[Charts and diagrams as code]
* * * *
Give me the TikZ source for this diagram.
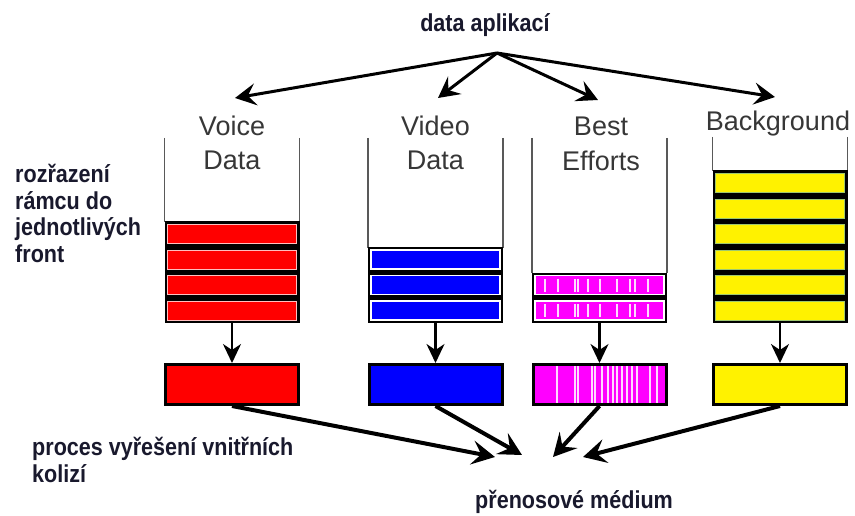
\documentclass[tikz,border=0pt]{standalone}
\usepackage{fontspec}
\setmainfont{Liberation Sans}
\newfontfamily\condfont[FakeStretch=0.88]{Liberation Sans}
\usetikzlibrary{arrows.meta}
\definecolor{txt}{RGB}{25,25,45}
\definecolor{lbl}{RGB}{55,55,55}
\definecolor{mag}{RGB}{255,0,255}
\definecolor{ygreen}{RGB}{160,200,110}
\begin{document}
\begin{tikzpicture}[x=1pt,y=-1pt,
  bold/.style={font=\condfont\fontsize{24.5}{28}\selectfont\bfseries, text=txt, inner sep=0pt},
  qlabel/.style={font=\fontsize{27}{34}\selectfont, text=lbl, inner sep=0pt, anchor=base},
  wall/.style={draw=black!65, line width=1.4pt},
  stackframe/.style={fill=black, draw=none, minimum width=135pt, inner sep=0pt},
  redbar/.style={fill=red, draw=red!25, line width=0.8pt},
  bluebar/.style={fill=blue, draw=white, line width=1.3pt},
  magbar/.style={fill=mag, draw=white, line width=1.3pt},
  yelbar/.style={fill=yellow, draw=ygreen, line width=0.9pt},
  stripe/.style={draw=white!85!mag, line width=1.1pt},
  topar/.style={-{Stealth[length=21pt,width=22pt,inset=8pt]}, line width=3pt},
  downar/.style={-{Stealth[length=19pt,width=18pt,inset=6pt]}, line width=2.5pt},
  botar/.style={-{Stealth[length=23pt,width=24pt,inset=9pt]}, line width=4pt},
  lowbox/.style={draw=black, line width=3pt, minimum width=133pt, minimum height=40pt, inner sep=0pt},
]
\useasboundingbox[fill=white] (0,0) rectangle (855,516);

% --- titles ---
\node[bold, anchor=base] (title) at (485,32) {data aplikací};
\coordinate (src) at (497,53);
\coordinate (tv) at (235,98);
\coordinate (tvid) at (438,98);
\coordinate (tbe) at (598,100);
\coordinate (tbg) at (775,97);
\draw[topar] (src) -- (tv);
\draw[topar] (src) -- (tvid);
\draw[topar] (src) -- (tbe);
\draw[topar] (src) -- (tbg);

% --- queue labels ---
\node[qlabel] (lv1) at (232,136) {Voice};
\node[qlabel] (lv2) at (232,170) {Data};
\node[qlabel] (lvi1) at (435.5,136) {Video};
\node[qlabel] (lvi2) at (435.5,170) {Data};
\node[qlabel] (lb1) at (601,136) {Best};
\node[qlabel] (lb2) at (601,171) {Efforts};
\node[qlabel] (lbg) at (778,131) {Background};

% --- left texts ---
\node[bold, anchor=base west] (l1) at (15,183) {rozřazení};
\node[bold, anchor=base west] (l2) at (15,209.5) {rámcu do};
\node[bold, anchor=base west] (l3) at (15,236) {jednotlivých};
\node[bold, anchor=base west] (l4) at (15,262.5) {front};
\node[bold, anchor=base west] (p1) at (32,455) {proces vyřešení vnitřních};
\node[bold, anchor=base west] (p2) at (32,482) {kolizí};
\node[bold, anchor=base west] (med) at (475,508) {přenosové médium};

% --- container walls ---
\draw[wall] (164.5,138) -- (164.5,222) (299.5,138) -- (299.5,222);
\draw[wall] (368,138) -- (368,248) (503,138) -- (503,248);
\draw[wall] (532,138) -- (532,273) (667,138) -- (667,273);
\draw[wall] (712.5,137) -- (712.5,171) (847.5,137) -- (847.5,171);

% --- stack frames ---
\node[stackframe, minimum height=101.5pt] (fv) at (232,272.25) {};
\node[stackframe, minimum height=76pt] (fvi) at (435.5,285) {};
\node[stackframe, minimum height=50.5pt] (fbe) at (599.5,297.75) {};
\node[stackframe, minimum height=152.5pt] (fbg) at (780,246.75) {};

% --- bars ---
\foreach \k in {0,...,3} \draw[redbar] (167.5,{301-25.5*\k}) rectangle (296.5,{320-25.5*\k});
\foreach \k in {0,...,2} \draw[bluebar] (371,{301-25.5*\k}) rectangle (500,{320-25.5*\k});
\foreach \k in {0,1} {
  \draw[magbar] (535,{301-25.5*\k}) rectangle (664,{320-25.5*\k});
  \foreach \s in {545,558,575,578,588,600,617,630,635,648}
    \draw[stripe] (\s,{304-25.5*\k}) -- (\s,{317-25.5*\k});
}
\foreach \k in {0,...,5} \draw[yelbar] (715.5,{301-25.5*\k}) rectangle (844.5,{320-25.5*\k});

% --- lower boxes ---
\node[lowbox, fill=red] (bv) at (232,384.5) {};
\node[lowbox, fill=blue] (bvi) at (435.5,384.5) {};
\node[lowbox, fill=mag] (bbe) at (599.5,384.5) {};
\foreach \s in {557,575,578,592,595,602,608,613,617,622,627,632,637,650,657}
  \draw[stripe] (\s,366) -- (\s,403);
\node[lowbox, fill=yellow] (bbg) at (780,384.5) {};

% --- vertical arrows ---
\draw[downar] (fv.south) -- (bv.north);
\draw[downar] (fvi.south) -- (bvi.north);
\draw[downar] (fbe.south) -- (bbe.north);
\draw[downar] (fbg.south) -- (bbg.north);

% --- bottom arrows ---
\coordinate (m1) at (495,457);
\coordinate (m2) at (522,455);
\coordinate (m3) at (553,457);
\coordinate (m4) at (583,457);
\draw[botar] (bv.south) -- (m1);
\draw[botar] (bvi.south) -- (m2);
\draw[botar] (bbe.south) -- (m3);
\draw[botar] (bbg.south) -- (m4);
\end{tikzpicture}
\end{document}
* * * *
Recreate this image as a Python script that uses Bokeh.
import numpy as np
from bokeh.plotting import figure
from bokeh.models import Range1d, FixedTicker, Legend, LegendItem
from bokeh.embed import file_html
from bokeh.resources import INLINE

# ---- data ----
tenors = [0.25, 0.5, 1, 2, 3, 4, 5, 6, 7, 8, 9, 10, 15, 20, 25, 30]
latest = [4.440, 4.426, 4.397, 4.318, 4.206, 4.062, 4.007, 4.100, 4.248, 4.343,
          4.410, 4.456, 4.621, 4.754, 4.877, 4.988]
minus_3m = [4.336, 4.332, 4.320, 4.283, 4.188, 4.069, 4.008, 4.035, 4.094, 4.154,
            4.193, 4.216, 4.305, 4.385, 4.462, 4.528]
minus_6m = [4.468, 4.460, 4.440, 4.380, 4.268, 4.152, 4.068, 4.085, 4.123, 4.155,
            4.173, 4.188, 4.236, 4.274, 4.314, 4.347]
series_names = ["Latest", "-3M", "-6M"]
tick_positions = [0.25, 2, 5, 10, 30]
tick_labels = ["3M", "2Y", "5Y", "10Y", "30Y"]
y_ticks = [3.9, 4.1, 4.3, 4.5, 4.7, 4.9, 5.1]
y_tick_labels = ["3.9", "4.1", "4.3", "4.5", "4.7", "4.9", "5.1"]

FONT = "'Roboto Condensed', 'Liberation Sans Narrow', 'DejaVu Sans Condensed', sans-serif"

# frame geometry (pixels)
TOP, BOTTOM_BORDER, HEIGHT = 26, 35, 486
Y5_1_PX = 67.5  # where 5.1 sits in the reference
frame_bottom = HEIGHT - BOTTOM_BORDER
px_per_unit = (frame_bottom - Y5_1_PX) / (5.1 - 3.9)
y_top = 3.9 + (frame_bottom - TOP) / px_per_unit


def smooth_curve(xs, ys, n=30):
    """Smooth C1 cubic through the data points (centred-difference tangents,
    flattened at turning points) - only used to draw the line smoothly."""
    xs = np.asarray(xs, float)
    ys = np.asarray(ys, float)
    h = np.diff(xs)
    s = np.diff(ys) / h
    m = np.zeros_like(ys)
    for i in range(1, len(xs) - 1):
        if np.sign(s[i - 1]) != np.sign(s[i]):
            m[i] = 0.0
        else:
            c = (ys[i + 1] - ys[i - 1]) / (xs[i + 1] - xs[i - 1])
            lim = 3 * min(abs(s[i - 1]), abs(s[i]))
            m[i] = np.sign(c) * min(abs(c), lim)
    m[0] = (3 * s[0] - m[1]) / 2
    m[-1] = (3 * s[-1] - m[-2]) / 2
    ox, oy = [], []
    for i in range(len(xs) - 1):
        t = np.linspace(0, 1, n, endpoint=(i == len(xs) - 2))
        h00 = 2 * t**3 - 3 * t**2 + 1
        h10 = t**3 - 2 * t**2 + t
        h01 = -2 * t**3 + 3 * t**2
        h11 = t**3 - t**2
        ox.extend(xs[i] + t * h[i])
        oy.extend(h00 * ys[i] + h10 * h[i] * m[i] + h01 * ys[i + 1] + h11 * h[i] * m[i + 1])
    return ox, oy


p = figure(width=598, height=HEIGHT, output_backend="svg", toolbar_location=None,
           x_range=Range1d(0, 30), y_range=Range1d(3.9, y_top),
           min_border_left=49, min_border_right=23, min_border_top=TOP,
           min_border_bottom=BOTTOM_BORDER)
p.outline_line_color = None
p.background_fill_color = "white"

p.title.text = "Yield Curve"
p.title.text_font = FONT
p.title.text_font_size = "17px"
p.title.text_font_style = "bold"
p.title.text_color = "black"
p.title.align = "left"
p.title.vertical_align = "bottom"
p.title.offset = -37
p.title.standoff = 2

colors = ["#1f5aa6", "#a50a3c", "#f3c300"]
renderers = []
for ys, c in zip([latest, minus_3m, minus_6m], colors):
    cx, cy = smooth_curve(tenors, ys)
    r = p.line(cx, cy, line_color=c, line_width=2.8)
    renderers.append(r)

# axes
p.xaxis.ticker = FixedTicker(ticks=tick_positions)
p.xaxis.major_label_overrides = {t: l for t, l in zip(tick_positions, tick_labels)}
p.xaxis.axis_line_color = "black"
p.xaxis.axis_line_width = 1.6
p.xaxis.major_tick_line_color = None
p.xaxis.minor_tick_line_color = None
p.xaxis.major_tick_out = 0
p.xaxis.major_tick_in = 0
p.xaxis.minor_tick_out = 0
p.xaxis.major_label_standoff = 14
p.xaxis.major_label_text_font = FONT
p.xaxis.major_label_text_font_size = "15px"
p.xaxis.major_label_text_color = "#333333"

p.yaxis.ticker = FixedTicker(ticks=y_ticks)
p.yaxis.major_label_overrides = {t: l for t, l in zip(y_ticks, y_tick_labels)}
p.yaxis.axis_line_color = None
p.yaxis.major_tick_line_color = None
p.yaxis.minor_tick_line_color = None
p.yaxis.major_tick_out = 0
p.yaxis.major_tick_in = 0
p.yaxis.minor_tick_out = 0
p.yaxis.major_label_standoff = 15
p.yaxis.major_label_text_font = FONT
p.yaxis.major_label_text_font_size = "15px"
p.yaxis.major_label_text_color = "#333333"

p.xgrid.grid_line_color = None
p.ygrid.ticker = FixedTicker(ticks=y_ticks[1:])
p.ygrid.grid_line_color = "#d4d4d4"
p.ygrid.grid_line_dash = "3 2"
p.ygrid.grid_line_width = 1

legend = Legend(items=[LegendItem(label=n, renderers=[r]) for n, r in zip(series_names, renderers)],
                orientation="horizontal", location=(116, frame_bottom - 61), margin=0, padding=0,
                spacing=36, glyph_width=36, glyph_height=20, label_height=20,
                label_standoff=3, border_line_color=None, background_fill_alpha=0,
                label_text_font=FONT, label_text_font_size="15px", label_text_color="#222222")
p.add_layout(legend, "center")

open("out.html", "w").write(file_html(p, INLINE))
* * * *
▸ Stated task: Above are the records. Identify each line that contains the word "this".

▸ Response:
Give me the TikZ source for this diagram.
Recreate this image as a Python script that uses Bokeh.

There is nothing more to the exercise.